Greenplum
Greenplum Database is an advanced, fully featured, open-source data warehouse. It provides powerful and rapid analytics on petabyte-scale data volumes. Originally developed by Greenplum Inc. and later acquired by Pivotal Software, it is now part of VMware.
Greenplum is designed to manage large-scale data warehousing and business intelligence workloads. Greenplum uses MPP architecture, which allows it to process large datasets efficiently. The data is distributed across multiple nodes, and each node processes a portion of the entire data, enabling high-speed data analytics.
Greenplum is based on [[PostgreSQL]], and it extends PostgreSQL with the capability to run and manage large-scale data warehousing operations. One of the strengths of Greenplum is its scalability. It can scale out to accommodate large data volumes and complex queries without a significant drop in performance.

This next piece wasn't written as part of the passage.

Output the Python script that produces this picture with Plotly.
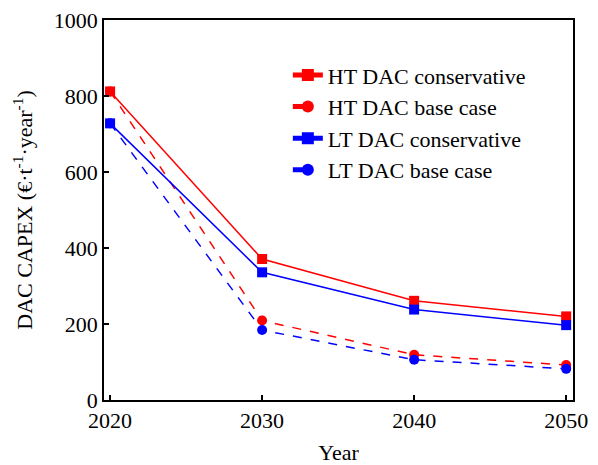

In Greenplum, data can be partitioned across different nodes in the cluster. This distribution enhances query performance and data management. Greenplum supports advanced analytics features, including in-database machine learning and AI functionalities.
It offers a polymorphic storage system, which means that data can be stored in different formats (like row-based or column-based) depending on the use case, optimizing performance for various types of queries.
Greenplum provides high availability features, including automatic failover and recovery mechanisms, to ensure continuous operation and minimize downtime. The database can integrate with various external data sources and frameworks, including [[Hadoop]], enabling comprehensive analytics across diverse data sets.